Provided data:
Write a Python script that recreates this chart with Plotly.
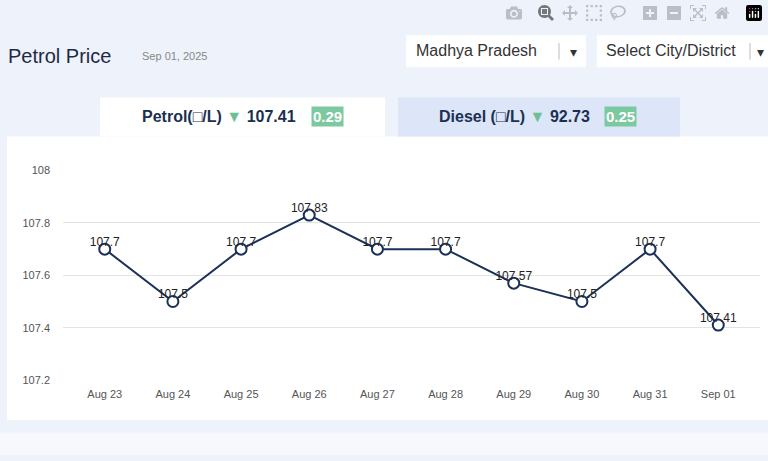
import plotly.graph_objects as go

dates = ["Aug 23","Aug 24","Aug 25","Aug 26","Aug 27","Aug 28","Aug 29","Aug 30","Aug 31","Sep 01"]
prices = [107.7,107.5,107.7,107.83,107.7,107.7,107.57,107.5,107.7,107.41]
yticks = [107.2,107.4,107.6,107.8,108]
ytick_labels = ["107.2","107.4","107.6","107.8","108"]

W, H = 768, 461
def px(x): return x / W
def py(y): return 1 - y / H

fig = go.Figure()
fig.add_trace(go.Scatter(
    x=dates, y=prices, mode="lines+markers",
    line=dict(color="#1c3157", width=2),
    marker=dict(size=11, color="white", line=dict(color="#1c3157", width=2)),
    cliponaxis=False, hoverinfo="x+y",
))
fig.add_trace(go.Scatter(
    x=dates, y=prices, mode="text",
    text=[f"{v:g}" for v in prices], textposition="top center",
    textfont=dict(size=12, color="#222", family="Arial, Liberation Sans"),
    cliponaxis=False, hoverinfo="skip",
))

shapes = [
    dict(type="rect", xref="paper", yref="paper", x0=px(7), x1=1, y0=py(425), y1=py(134), fillcolor="white", line_width=0, layer="below"),
    dict(type="rect", xref="paper", yref="paper", x0=px(100), x1=px(385), y0=py(134), y1=py(94), fillcolor="white", line_width=0, layer="below"),
    dict(type="rect", xref="paper", yref="paper", x0=px(398), x1=px(680), y0=py(134), y1=py(94), fillcolor="#dce6f8", line_width=0, layer="below"),
    dict(type="rect", xref="paper", yref="paper", x0=px(406), x1=px(586), y0=py(63), y1=py(30), fillcolor="white", line_width=0, layer="below"),
    dict(type="rect", xref="paper", yref="paper", x0=px(597), x1=1, y0=py(63), y1=py(30), fillcolor="white", line_width=0, layer="below"),
    dict(type="line", xref="paper", yref="paper", x0=px(559), x1=px(559), y0=py(55), y1=py(38), line=dict(color="#bbb", width=1)),
    dict(type="line", xref="paper", yref="paper", x0=px(750), x1=px(750), y0=py(55), y1=py(38), line=dict(color="#bbb", width=1)),
    dict(type="rect", xref="paper", yref="paper", x0=0, x1=1, y0=0, y1=py(438), fillcolor="#f6f8fd", line_width=0, layer="below"),
]

ff = "Arial, Liberation Sans"
ann = [
    dict(text="Petrol Price", x=px(6), y=py(51), xanchor="left", yanchor="middle", font=dict(size=20, color="#1e2a45", family=ff)),
    dict(text="Sep 01, 2025", x=px(140), y=py(51), xanchor="left", yanchor="middle", font=dict(size=11, color="#888", family=ff)),
    dict(text="Madhya Pradesh", x=px(414), y=py(46), xanchor="left", yanchor="middle", font=dict(size=16, color="#333", family=ff)),
    dict(text="▾", x=px(573), y=py(47), xanchor="center", yanchor="middle", font=dict(size=14, color="#333", family=ff)),
    dict(text="Select City/District", x=px(604), y=py(46), xanchor="left", yanchor="middle", font=dict(size=16, color="#333", family=ff)),
    dict(text="▾", x=px(760), y=py(47), xanchor="center", yanchor="middle", font=dict(size=14, color="#333", family=ff)),
    dict(text="<b>Petrol(□/L)</b> <span style='color:#6fbf95'>▼</span> <b>107.41</b>", x=px(140), y=py(113), xanchor="left", yanchor="middle", font=dict(size=16, color="#1b2f52", family=ff)),
    dict(text="<b>0.29</b>", x=px(327), y=py(113), xanchor="center", yanchor="middle", bgcolor="#7cc8a0", borderpad=1, font=dict(size=15, color="white", family=ff)),
    dict(text="<b>Diesel (□/L)</b> <span style='color:#6fbf95'>▼</span> <b>92.73</b>", x=px(437), y=py(113), xanchor="left", yanchor="middle", font=dict(size=16, color="#1b2f52", family=ff)),
    dict(text="<b>0.25</b>", x=px(620), y=py(113), xanchor="center", yanchor="middle", bgcolor="#7cc8a0", borderpad=1, font=dict(size=15, color="white", family=ff)),
]
for a in ann:
    a.update(xref="paper", yref="paper", showarrow=False)

fig.update_layout(
    width=W, height=H, margin=dict(l=0, r=0, t=0, b=0),
    paper_bgcolor="#eef2fb", plot_bgcolor="rgba(0,0,0,0)",
    showlegend=False, shapes=shapes, annotations=ann,
    xaxis=dict(domain=[px(63), px(760)], showgrid=False, zeroline=False, showline=False,
               tickfont=dict(size=11, color="#555", family=ff), ticks="", ticklabelstandoff=6),
    yaxis=dict(domain=[(H-384)/H, (H-169)/H], range=[107.2, 108], tickvals=yticks, ticktext=ytick_labels,
               showgrid=True, gridcolor="#e3e3e3", zeroline=False, showline=False,
               tickfont=dict(size=11, color="#555", family=ff), ticks="", ticklabelstandoff=12),
)
fig.write_html("out.html", post_script="document.body.style.margin='0';document.body.style.overflow='hidden';")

Problem to solve: Skip every picture and return the lines above from the top through the one that contains "def py(y): return 1 - y / H".

Result of the exercise:
Write a Python script that recreates this chart with Plotly.
import plotly.graph_objects as go

dates = ["Aug 23","Aug 24","Aug 25","Aug 26","Aug 27","Aug 28","Aug 29","Aug 30","Aug 31","Sep 01"]
prices = [107.7,107.5,107.7,107.83,107.7,107.7,107.57,107.5,107.7,107.41]
yticks = [107.2,107.4,107.6,107.8,108]
ytick_labels = ["107.2","107.4","107.6","107.8","108"]

W, H = 768, 461
def px(x): return x / W
def py(y): return 1 - y / H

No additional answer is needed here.